Les rachats et fusions d’entreprises actives dans le domaine de la cybersécurité semblent prospérer ces derniers mois. Orange Cyberdefense, la filiale sécurité du groupe éponyme, a racheté au mois de novembre 2022 les sociétés morgeoises SCRT et Telsys, qui comptent à elles deux 100 collaborateurs répartis entre leur siège et leurs bureaux à Genève et à Berne. SCRT compte aujourd’hui parmi les leaders sur le marché suisse romand de la sécurité, et a fêté il y a quelques mois ses vingt ans d’existence, tandis que Telsys s’illustre comme le spécialiste des infrastructures cloud, réseau et de centres de données.

Autre opération majeure: la fusion en novembre 2022 entre l’entreprise vaudoise Elca Cloud Services (ECS) et EveryWare de Zurich. Leur objectif: «créer un spécialiste du cloud de premier plan à l’échelle nationale». Basée à Lausanne, l’entreprise ECS est issue du groupe Elca, une des plus importantes sociétés IT indépendantes en Suisse.

La tendance concerne aussi des PME spécialisées. Ainsi, la société e-Xpert Solutions, basée à Plan-les-Ouates (GE), et l’entreprise One Step Beyond, basée à Gland (VD), ont uni leurs forces en fin d’année dernière pour donner naissance à Swiss Expert Group (SEG), qui réunit désormais plus de 80 employés spécialisés dans les domaines de la cybersécurité et des solutions cloud.

L’objectif des fusions et des acquisitions est de pouvoir proposer plusieurs offres de sécurité d’une seule source, c’est-à-dire de combiner les compétences de différentes entreprises afin de proposer aux clients des solutions intégrées plus fortes, estime Nicole Wettstein, responsable du programme cybersécurité à l’Académie Suisse des Sciences Techniques (ASST-SATW): «Dans le domaine de la cybersécurité en particulier, le fait que certaines offres proviennent de la même entreprise peut constituer un avantage et une valeur ajoutée pour les clients, pour des raisons de due diligence. Cela réduit aussi au minimum les risques liés aux tiers.»
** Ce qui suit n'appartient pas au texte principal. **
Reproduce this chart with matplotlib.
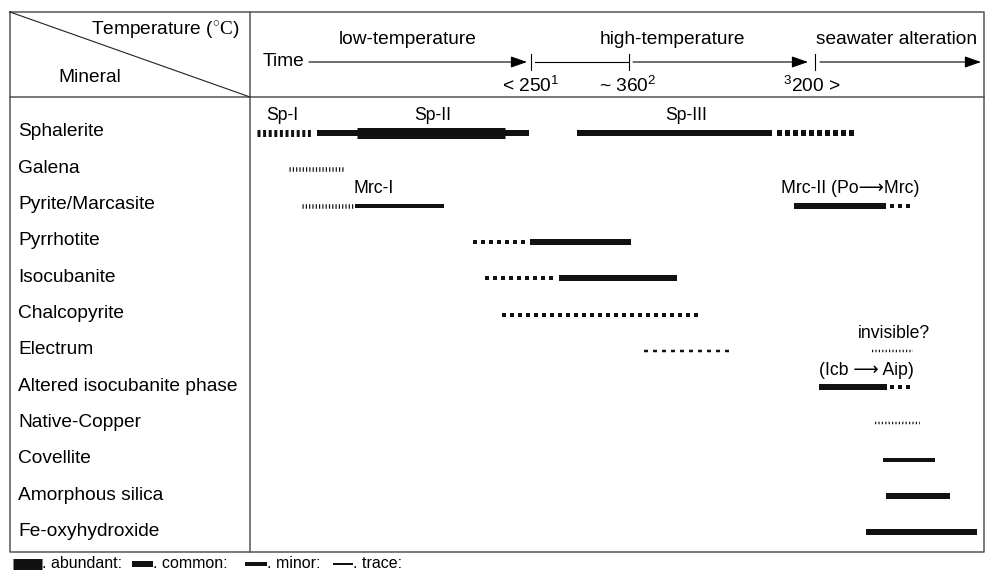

La pénurie de personnel qualifié renforce également la consolidation du secteur. «Le manque de spécialistes en cybersécurité en Suisse est un vrai problème. De nombreuses entreprises ont aujourd’hui des difficultés à trouver et à conserver des professionnels adéquats. Il faut donc s’attendre à ce que ces mouvements de regroupement se poursuivent à l’avenir.»

_______

Pénurie de main d’œuvre: le défi de la décennie

Manque à gagner

La Suisse manquera de 38’700 professionnels de l’informatique d’ici 2030 selon les dernières projections publiées par ICT Formation professionnelle. Tous les domaines sont concernés, des spécialistes en droit d’internet aux techniciens en cybersécurité en passant par les développeurs web. Le manque à gagner pour l’économie suisse pourrait s’élever à 31 milliards d’ici à la fin de la décennie selon un rapport de l’Institut d’études économiques de Bâle.

Adapter la politique

«On ne peut pas laisser les entreprises relever le défi de la cybersécurité seules.» Jean-Henry Morin, directeur du programme de Bachelor du Centre Universitaire d’Informatique de l’Université de Genève, appelle les pouvoirs publics à agir plus vite pour armer la jeune génération face au défi du numérique. Pour lui, cette transition ne peut s’effectuer que par la formation, «et le temps presse, d’autant que si une politique est effectivement adoptée, elle mettra au minimum une génération avant que l’on en perçoive les premiers résultats.»

Ouvrir la branche aux CFC

«Il faut rendre le métier plus attrayant pour les jeunes, et élargir l’offre de formations, plaide Sylvain Pasini, professeur en sécurité de l’information à la HEIG-VD. Les jeunes devraient avoir accès à une variété de voies ouvrant à différents types de postes dans le secteur de la cybersécurité, sans être forcés de suivre des études d’ingénieur.» Un avis partagé par Lennig Pedron, directrice de Trust Valley: «La formation professionnelle serait un excellent moyen de répondre à la demande croissante en analystes notamment.»